The ambitious vision is sure to run into headwinds on Capitol Hill, where a bitterly divided Senate is struggling to reach a consensus on measures far more modest than the ones Biden envisioned on Thursday night.

The president’s speech, which was announced earlier in the day, had the feel of tragic familiarity. Biden had similarly addressed the nation last month after a racist massacre in Buffalo, N.Y., took 10 lives and, later in May, after a shooter killed 21 people at an elementary school in Uvalde, Texas.

Joe Biden
President Biden urged Congress to pass laws to combat gun violence in an address to the nation on Thursday. (Saul Loeb/AFP via Getty Images)

“How much more carnage are we willing to accept?” Biden asked Thursday, much as he did after Uvalde, where the murder of 19 children and two teachers shocked a nation that had become all too accustomed to gun violence.

There have been 20 mass shootings (classified as shootings with four or more victims) since Uvalde, the president noted. There have already been more than 18,000 thousand gun-related deaths in the United States this year, a rate that far exceeds that of other developed nations.

Naming some of the worst mass shootings in recent American history — Columbine, Sandy Hook, Charleston, Orlando, Las Vegas — Biden acknowledged that none of those killings had spurred Congress to impose gun control measures.

“This time that can’t be true,” he said, reassuring Americans that he was not the anti-gun zealot of conservative caricature. “I respect the culture and the tradition and the concerns of lawful gun owners. At the same time, the Second Amendment, like all other rights, is not absolute,” he said, reminding his audience that conservative Supreme Court Justice Antonin Scalia had once made the same point.

UVALDE, TEXAS - JUNE 01: Yvette Reyes of San Antonio puts a rose on the picture of a shooting victim at a memorial outside Robb Elementary School June 1, 2022 in Uvalde, Texas. Nineteen students and two teachers were killed on May 24 after an 18-year-old gunman opened fire inside the school. Wakes and funerals for the 21 victims are scheduled throughout the week.  (Photo by Alex Wong/Getty Images)
Yvette Reyes of San Antonio puts a rose on the picture of a shooting victim at a memorial outside Robb Elementary School June 1 in Uvalde, Texas. (Photo by Alex Wong/Getty Images)

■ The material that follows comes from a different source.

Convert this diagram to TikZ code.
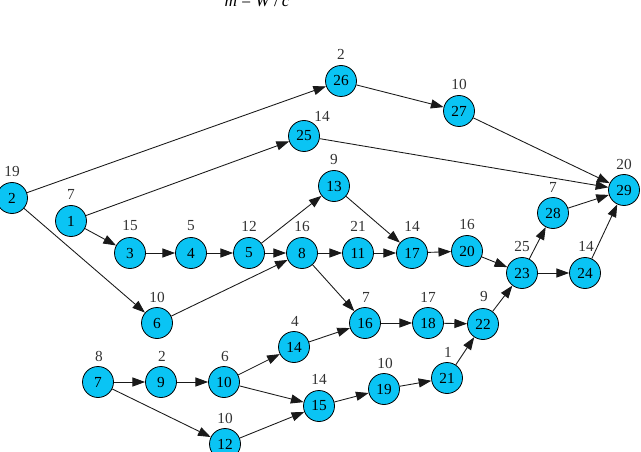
\documentclass[tikz,border=0pt]{standalone}
\usepackage{fontspec}
\setmainfont{Liberation Serif}
\usetikzlibrary{arrows.meta}
\definecolor{vfill}{RGB}{10,196,244}
\tikzset{
  vert/.style={circle,draw=black,line width=0.6pt,fill=vfill,minimum size=23.25pt,inner sep=0pt,font=\fontsize{11.5}{12}\selectfont},
  lab/.style={inner sep=0pt,font=\fontsize{11.5}{12}\selectfont,text=black!80},
  edge/.style={draw=black!90,line width=0.65pt,-{Triangle[length=9.5pt,width=6.8pt]}}
}
\begin{document}
\begin{tikzpicture}[x=0.75pt,y=-0.75pt]
\useasboundingbox (0,0) rectangle (641,452);
\node[anchor=base,inner sep=0pt,font=\fontsize{13}{14}\selectfont] (title) at (257,7) {\textit{m} = \textit{W}\,/\,\textit{c}};
% vertices
\node[vert] (n2) at (12,198) {2};
\node[vert] (n1) at (71,221) {1};
\node[vert] (n3) at (130,253) {3};
\node[vert] (n4) at (191,253) {4};
\node[vert] (n5) at (249,253) {5};
\node[vert] (n8) at (302,253) {8};
\node[vert] (n13) at (334,186) {13};
\node[vert] (n25) at (304,136) {25};
\node[vert] (n26) at (341,81) {26};
\node[vert] (n27) at (459,111) {27};
\node[vert] (n11) at (358,253) {11};
\node[vert] (n17) at (412,253) {17};
\node[vert] (n20) at (467,251) {20};
\node[vert] (n23) at (522,273) {23};
\node[vert] (n28) at (553,213) {28};
\node[vert] (n24) at (585,273) {24};
\node[vert] (n29) at (624,190) {29};
\node[vert] (n6) at (157,323) {6};
\node[vert] (n16) at (365,323) {16};
\node[vert] (n18) at (428,323) {18};
\node[vert] (n22) at (483,324) {22};
\node[vert] (n14) at (294,347) {14};
\node[vert] (n7) at (98,382) {7};
\node[vert] (n9) at (161,382) {9};
\node[vert] (n10) at (224,382) {10};
\node[vert] (n15) at (319,406) {15};
\node[vert] (n19) at (384,389) {19};
\node[vert] (n21) at (447,378) {21};
\node[vert] (n12) at (225,444) {12};
% labels
\node[lab] (l2) at (12,171) {19};
\node[lab] (l1) at (71,194) {7};
\node[lab] (l3) at (130,226) {15};
\node[lab] (l4) at (191,226) {5};
\node[lab] (l5) at (249,226) {12};
\node[lab] (l8) at (302,226) {16};
\node[lab] (l13) at (334,159) {9};
\node[lab] (l25) at (322,116) {14};
\node[lab] (l26) at (341,54) {2};
\node[lab] (l27) at (459,84) {10};
\node[lab] (l11) at (358,226) {21};
\node[lab] (l17) at (412,226) {14};
\node[lab] (l20) at (467,224) {16};
\node[lab] (l23) at (522,246) {25};
\node[lab] (l28) at (553,187) {7};
\node[lab] (l24) at (586,246) {14};
\node[lab] (l29) at (624,164) {20};
\node[lab] (l6) at (157,297) {10};
\node[lab] (l16) at (366,297) {7};
\node[lab] (l18) at (428,297) {17};
\node[lab] (l22) at (484,296) {9};
\node[lab] (l14) at (295,321) {4};
\node[lab] (l7) at (99,356) {8};
\node[lab] (l9) at (162,356) {2};
\node[lab] (l10) at (225,356) {6};
\node[lab] (l15) at (319,379) {14};
\node[lab] (l19) at (385,363) {10};
\node[lab] (l21) at (448,352) {1};
\node[lab] (l12) at (225,418) {10};
% edges
\foreach \a/\b in {2/26,2/6,1/25,1/3,3/4,4/5,5/13,5/8,6/8,8/11,8/16,13/17,11/17,17/20,20/23,
  25/29,26/27,27/29,23/28,23/24,28/29,24/29,16/18,18/22,22/23,7/9,7/12,9/10,10/14,10/15,
  14/16,12/15,15/19,19/21,21/22}
  \draw[edge] (n\a) -- (n\b);
\end{tikzpicture}
\end{document}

As a senator from Delaware, Biden helped craft the 1994 assault weapons ban, which research has shown decreased the incidence of gun violence across the nation. The ban expired in 2004, during the George W. Bush administration.

Biden was vice president to Barack Obama in 2012 when a gunman stormed Sandy Hook Elementary School in Newtown, Conn., killing 20 young children and six adults. Obama vowed action, but even a relatively modest bipartisan plan to expand background checks failed to pass muster in the Senate.

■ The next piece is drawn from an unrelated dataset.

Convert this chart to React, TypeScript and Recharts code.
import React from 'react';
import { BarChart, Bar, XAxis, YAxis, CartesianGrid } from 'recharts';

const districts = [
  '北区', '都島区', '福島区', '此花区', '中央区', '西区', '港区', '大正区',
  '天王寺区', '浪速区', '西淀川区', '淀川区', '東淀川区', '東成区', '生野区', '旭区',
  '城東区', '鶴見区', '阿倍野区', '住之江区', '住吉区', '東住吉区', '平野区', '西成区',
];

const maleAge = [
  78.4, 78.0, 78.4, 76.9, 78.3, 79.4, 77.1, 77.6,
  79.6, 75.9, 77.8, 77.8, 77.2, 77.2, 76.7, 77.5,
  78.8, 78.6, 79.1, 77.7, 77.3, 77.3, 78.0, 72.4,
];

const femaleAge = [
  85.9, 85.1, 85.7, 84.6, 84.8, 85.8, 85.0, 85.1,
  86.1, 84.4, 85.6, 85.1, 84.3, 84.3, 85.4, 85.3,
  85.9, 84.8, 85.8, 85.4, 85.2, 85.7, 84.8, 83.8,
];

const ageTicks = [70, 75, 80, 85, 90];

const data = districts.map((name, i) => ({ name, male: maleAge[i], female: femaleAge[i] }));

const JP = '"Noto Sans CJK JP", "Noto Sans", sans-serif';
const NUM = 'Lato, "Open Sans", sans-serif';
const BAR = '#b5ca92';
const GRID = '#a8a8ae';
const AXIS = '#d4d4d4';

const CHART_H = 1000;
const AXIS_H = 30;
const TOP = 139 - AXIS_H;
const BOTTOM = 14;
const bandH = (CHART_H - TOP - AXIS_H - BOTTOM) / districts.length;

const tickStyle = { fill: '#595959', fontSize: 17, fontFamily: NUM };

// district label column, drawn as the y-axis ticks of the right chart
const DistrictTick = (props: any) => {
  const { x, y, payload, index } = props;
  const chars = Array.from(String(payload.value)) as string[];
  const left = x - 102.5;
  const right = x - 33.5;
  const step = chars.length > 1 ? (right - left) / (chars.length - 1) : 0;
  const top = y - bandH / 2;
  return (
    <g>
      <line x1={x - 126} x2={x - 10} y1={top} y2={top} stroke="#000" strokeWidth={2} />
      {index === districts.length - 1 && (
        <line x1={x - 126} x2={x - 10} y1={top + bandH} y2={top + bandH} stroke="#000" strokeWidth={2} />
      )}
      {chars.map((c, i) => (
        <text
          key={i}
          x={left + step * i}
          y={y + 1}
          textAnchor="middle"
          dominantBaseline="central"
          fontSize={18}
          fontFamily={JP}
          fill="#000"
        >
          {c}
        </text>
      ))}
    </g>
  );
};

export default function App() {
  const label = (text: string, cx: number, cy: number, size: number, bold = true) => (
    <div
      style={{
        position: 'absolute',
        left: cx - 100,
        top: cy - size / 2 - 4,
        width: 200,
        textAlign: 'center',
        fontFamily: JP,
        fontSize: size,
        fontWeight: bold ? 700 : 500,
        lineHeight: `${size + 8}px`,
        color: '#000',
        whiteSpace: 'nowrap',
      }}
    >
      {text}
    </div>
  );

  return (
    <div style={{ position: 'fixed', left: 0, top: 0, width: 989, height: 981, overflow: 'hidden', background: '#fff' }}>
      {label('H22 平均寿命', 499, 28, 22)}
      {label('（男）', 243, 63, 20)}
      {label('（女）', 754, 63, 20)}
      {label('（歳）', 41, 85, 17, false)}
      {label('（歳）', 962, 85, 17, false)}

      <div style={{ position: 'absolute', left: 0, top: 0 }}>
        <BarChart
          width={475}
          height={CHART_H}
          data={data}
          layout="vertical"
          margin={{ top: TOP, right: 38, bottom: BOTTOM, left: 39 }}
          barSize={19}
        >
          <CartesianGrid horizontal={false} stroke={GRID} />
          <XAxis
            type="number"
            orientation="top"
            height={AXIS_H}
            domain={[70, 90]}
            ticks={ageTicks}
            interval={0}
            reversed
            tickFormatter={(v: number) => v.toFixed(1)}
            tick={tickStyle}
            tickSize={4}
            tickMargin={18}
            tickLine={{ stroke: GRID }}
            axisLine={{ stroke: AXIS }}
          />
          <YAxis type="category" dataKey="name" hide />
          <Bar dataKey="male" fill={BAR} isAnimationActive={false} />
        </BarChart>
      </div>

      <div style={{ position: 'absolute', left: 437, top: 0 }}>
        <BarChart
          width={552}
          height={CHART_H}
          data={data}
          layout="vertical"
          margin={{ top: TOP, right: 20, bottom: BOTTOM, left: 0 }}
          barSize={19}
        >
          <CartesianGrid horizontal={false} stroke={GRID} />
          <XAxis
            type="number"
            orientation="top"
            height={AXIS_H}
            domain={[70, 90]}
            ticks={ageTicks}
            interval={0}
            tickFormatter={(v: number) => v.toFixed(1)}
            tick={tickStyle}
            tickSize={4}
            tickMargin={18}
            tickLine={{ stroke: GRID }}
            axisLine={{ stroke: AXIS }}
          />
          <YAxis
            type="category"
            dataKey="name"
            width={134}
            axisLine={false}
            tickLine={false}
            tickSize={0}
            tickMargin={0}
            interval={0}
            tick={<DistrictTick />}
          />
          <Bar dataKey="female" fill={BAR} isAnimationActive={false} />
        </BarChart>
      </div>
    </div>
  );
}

Since then, Democrats have been hesitant to expend political capital on gun control. But the slayings in Buffalo, Uvalde and Tulsa appear to have awakened dormant convictions, even as Republican-led states rush to loosen remaining constraints on gun ownership.

Negotiations to forge a compromise on Capitol Hill are currently being led by Sen. Chris Murphy, D-Conn., but those efforts pale in comparison with the agenda Biden envisioned on Thursday. Alluding to broad support in the American electorate for the measures he prescribed — including the assault weapons ban — Biden suggested that this time around inaction could result in backlash at the ballot box in November.

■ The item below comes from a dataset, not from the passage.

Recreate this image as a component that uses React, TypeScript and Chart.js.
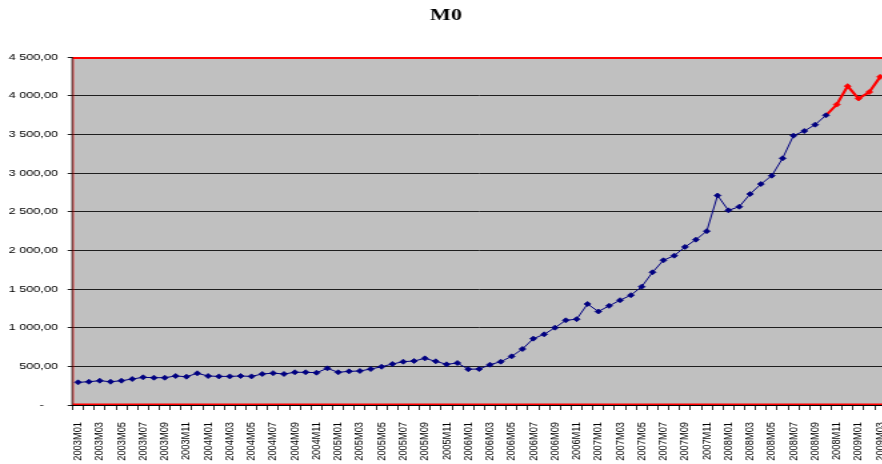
import React, { useEffect, useRef } from "react";
import { Chart, registerables } from "chart.js";

Chart.register(...registerables);

const categories = [
  "2003M01","2003M02","2003M03","2003M04","2003M05","2003M06","2003M07","2003M08","2003M09","2003M10","2003M11","2003M12",
  "2004M01","2004M02","2004M03","2004M04","2004M05","2004M06","2004M07","2004M08","2004M09","2004M10","2004M11","2004M12",
  "2005M01","2005M02","2005M03","2005M04","2005M05","2005M06","2005M07","2005M08","2005M09","2005M10","2005M11","2005M12",
  "2006M01","2006M02","2006M03","2006M04","2006M05","2006M06","2006M07","2006M08","2006M09","2006M10","2006M11","2006M12",
  "2007M01","2007M02","2007M03","2007M04","2007M05","2007M06","2007M07","2007M08","2007M09","2007M10","2007M11","2007M12",
  "2008M01","2008M02","2008M03","2008M04","2008M05","2008M06","2008M07","2008M08","2008M09","2008M10","2008M11","2008M12",
  "2009M01","2009M02","2009M03",
];

const historyValues = [
  293, 301, 314, 301, 314, 336, 358, 353, 353, 375, 366, 410,
  375, 370, 370, 375, 370, 401, 412, 401, 423, 423, 418, 474,
  423, 435, 440, 465, 495, 530, 560, 569, 603, 565, 526, 543,
  463, 465, 521, 560, 629, 724, 858, 914, 1000, 1095, 1110, 1306,
  1209, 1282, 1355, 1420, 1530, 1716, 1871, 1931, 2044, 2138, 2248, 2709,
  2517, 2564, 2728, 2857, 2965, 3190, 3483, 3543, 3625, 3746,
];

const recentStart = 69;
const recentValues = [3746, 3885, 4123, 3963, 4047, 4243];

const yTicks = [0, 500, 1000, 1500, 2000, 2500, 3000, 3500, 4000, 4500];

function fmt(v: number): string {
  if (v === 0) return "-\u00a0\u00a0\u00a0\u00a0";
  const intPart = Math.floor(v).toString();
  let out = "";
  for (let i = 0; i < intPart.length; i++) {
    const fromEnd = intPart.length - i;
    out += intPart[i];
    if (fromEnd > 1 && (fromEnd - 1) % 3 === 0) out += " ";
  }
  const dec = (v - Math.floor(v)).toFixed(2).slice(2);
  return out + "," + dec;
}

const frame = {
  id: "frame",
  beforeDraw(chart: any) {
    const { ctx, chartArea: a } = chart;
    ctx.save();
    ctx.fillStyle = "#ffffff";
    ctx.fillRect(0, 0, chart.width, chart.height);
    ctx.fillStyle = "#C0C0C0";
    ctx.fillRect(a.left, a.top, a.right - a.left, a.bottom - a.top);
    ctx.restore();
  },
  beforeDatasetsDraw(chart: any) {
    const { ctx, chartArea: a } = chart;
    ctx.save();
    ctx.strokeStyle = "#FF0000";
    ctx.lineWidth = 2;
    ctx.beginPath();
    ctx.moveTo(a.left, a.top + 1);
    ctx.lineTo(a.right + 2, a.top + 1);
    ctx.stroke();
    ctx.lineWidth = 1.5;
    ctx.beginPath();
    ctx.moveTo(a.left, a.bottom - 0.75);
    ctx.lineTo(a.right + 2, a.bottom - 0.75);
    ctx.stroke();
    ctx.lineWidth = 0.8;
    ctx.beginPath();
    ctx.moveTo(a.left + 0.4, a.top);
    ctx.lineTo(a.left + 0.4, a.bottom);
    ctx.stroke();
    ctx.strokeStyle = "#000000";
    ctx.lineWidth = 0.8;
    ctx.beginPath();
    ctx.moveTo(a.left - 0.4, a.top);
    ctx.lineTo(a.left - 0.4, a.bottom + 1);
    ctx.stroke();
    ctx.lineWidth = 1;
    ctx.beginPath();
    ctx.moveTo(a.left - 0.8, a.bottom + 0.5);
    ctx.lineTo(a.right + 2, a.bottom + 0.5);
    ctx.stroke();
    ctx.restore();
  },
};

export default function App() {
  const ref = useRef<HTMLCanvasElement | null>(null);

  useEffect(() => {
    if (!ref.current) return;
    const blueData = categories.map((_, i) => (i < historyValues.length ? historyValues[i] : null));
    const redData = categories.map((_, i) =>
      i >= recentStart && i < recentStart + recentValues.length ? recentValues[i - recentStart] : null
    );
    const chart = new Chart(ref.current, {
      type: "line",
      data: {
        labels: categories,
        datasets: [
          {
            data: blueData,
            borderColor: "#000080",
            backgroundColor: "#000080",
            borderWidth: 1,
            pointStyle: "rectRot",
            pointRadius: 2.5,
            pointBorderWidth: 0.8,
            pointBackgroundColor: "#000080",
            pointBorderColor: "#000080",
            tension: 0,
            spanGaps: false,
          },
          {
            data: redData,
            borderColor: "#FF0000",
            backgroundColor: "#FF0000",
            borderWidth: 2.2,
            pointStyle: "rectRot",
            pointRadius: (c: any) => (c.dataIndex === recentStart ? 0 : 2.5),
            pointBorderWidth: 0.8,
            pointBackgroundColor: "#FF0000",
            pointBorderColor: "#FF0000",
            tension: 0,
            spanGaps: false,
          },
        ],
      },
      options: {
        animation: false,
        responsive: false,
        devicePixelRatio: 1,
        events: [],
        layout: { padding: { left: 0, right: 0, top: 0, bottom: 0 } },
        plugins: {
          legend: { display: false },
          tooltip: { enabled: false },
          title: {
            display: true,
            text: "M0",
            color: "#000000",
            font: { family: "'Liberation Serif', serif", size: 16.5, weight: "bold", lineHeight: 1.2 },
            padding: { top: 6, bottom: 31.2 },
          },
        },
        scales: {
          x: {
            type: "category",
            offset: true,
            grid: {
              offset: true,
              drawOnChartArea: false,
              drawTicks: true,
              tickLength: 5,
              color: "#000000",
              lineWidth: 0.8,
            },
            border: { display: false },
            ticks: {
              autoSkip: false,
              maxRotation: 90,
              minRotation: 90,
              padding: 12,
              color: "#000000",
              font: { family: "'Liberation Sans', Arial, sans-serif", size: 9.3 },
              callback: (_v: any, i: number) => (i % 2 === 0 ? categories[i] : ""),
            },
            afterFit: (s: any) => {
              s.height = 59;
              s.paddingLeft = 0;
              s.paddingRight = 0;
            },
          },
          y: {
            min: 0,
            max: 4500,
            afterBuildTicks: (s: any) => {
              s.ticks = yTicks.map((v) => ({ value: v }));
            },
            grid: {
              color: "#1e1e1e",
              lineWidth: 1,
              drawTicks: true,
              tickLength: 3.75,
            },
            border: { display: false },
            ticks: {
              padding: 7.25,
              color: "#000000",
              font: { family: "'Liberation Sans', Arial, sans-serif", size: 9.5 },
              callback: (v: any) => fmt(Number(v)),
            },
            afterFit: (s: any) => {
              s.width = 54.5;
              s.paddingLeft = 0;
              s.paddingRight = 0;
            },
          },
        },
      },
      plugins: [frame],
    });
    return () => chart.destroy();
  }, []);

  return (
    <div
      style={{
        position: "fixed",
        left: 0,
        top: 0,
        width: 882,
        height: 464,
        overflow: "hidden",
        background: "#ffffff",
      }}
    >
      <canvas ref={ref} width={669} height={464} style={{ width: "891.6px", height: "464px", display: "block" }} />
    </div>
  );
}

Vice President Kamala Harris and her husband, Doug Emhoff, pay their respects at a memorial for the victims of the mass shooting in Buffalo
Vice President Kamala Harris and her husband, Doug Emhoff, pay their respects at a memorial for the victims of the recent mass shooting in Buffalo. (Kent Nishimura / Los Angeles Times via Getty Images)

“If Congress fails, I believe this time a majority of American people won't give up either,” he said. “I believe the majority of you will act and turn your outrage into making this issue central to your vote."

At one point, Biden deployed the stage whisper he is fond of using for emphasis, channeling the anger felt by so many Americans at the ever-growing toll of gun violence in the country.

“Enough!” he hissed. “Enough!”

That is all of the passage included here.